Provided data
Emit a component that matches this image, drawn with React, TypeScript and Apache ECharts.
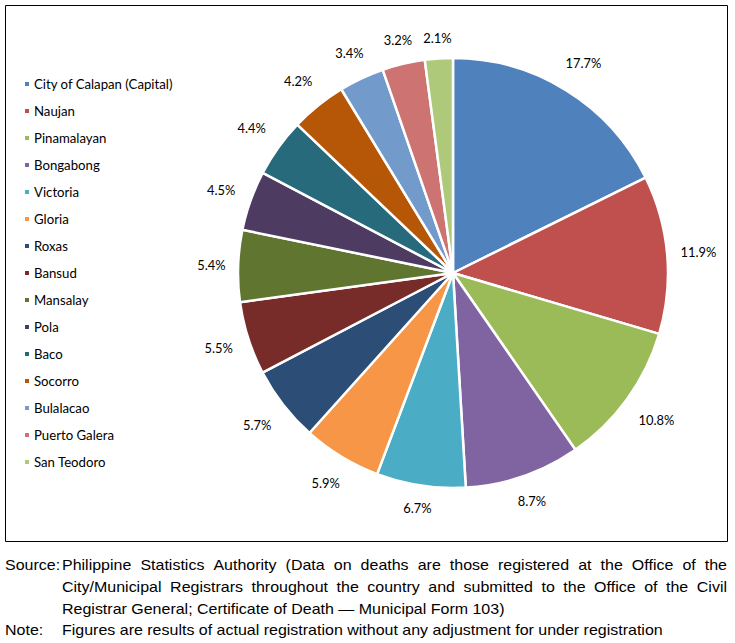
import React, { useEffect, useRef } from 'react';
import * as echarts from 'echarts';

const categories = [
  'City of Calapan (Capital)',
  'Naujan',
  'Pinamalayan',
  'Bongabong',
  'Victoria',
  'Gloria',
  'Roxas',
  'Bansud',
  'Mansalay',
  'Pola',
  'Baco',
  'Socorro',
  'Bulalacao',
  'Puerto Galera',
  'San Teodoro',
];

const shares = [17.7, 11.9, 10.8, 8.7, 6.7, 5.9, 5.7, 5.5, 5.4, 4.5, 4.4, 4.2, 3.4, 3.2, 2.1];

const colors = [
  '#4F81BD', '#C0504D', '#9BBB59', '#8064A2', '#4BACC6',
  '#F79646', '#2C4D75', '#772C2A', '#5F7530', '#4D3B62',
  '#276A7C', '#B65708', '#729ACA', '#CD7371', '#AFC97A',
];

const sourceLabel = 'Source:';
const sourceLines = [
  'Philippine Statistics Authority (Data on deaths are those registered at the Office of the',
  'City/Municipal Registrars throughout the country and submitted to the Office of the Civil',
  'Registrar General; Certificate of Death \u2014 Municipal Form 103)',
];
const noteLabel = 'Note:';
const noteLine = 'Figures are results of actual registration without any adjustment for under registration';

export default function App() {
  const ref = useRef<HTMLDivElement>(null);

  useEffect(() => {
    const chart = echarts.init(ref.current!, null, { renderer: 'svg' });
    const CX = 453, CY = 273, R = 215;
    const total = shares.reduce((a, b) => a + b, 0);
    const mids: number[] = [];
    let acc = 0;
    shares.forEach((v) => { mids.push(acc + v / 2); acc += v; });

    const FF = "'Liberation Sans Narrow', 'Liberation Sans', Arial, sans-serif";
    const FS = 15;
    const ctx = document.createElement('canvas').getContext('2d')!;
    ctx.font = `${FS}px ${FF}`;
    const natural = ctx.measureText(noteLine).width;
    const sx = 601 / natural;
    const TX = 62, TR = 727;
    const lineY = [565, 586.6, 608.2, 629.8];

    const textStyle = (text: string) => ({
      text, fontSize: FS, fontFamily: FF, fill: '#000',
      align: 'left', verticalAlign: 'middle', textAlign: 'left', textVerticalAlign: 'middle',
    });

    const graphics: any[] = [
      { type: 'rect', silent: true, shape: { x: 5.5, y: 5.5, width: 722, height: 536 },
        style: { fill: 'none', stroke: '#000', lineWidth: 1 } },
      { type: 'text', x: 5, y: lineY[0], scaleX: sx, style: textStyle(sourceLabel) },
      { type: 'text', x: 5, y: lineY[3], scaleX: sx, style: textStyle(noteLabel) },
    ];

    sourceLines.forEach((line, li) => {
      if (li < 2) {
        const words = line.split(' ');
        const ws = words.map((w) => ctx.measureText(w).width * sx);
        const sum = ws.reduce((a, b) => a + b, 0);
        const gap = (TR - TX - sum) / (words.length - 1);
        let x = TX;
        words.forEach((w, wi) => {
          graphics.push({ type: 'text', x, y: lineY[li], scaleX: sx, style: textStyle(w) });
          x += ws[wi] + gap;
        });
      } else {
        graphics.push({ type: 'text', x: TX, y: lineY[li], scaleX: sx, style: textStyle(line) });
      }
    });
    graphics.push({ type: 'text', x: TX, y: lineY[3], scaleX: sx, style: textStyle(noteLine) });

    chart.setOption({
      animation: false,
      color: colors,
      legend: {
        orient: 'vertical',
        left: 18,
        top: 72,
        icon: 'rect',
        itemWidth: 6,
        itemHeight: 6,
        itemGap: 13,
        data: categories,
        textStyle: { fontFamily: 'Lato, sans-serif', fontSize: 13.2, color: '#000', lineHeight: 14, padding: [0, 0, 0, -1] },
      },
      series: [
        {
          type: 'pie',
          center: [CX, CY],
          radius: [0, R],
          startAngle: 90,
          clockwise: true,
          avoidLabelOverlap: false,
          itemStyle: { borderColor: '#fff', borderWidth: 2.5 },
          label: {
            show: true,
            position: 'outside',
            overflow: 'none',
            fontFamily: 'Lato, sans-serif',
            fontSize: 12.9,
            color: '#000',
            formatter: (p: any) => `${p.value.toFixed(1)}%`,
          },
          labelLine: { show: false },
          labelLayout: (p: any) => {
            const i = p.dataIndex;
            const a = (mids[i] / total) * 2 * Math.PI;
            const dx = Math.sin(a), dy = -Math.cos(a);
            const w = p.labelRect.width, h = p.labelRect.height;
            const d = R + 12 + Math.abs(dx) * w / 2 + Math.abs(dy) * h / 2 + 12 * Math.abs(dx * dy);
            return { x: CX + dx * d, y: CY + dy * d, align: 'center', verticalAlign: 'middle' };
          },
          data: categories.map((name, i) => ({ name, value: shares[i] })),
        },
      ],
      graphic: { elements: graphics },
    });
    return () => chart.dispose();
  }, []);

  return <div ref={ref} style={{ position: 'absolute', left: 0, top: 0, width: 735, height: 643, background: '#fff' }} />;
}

Goal
From the first line of the material down to the line containing "import * as echarts from 'echarts';", inclusive, return each line exactly, skipping any picture.

Exercise output
Emit a component that matches this image, drawn with React, TypeScript and Apache ECharts.
import React, { useEffect, useRef } from 'react';
import * as echarts from 'echarts';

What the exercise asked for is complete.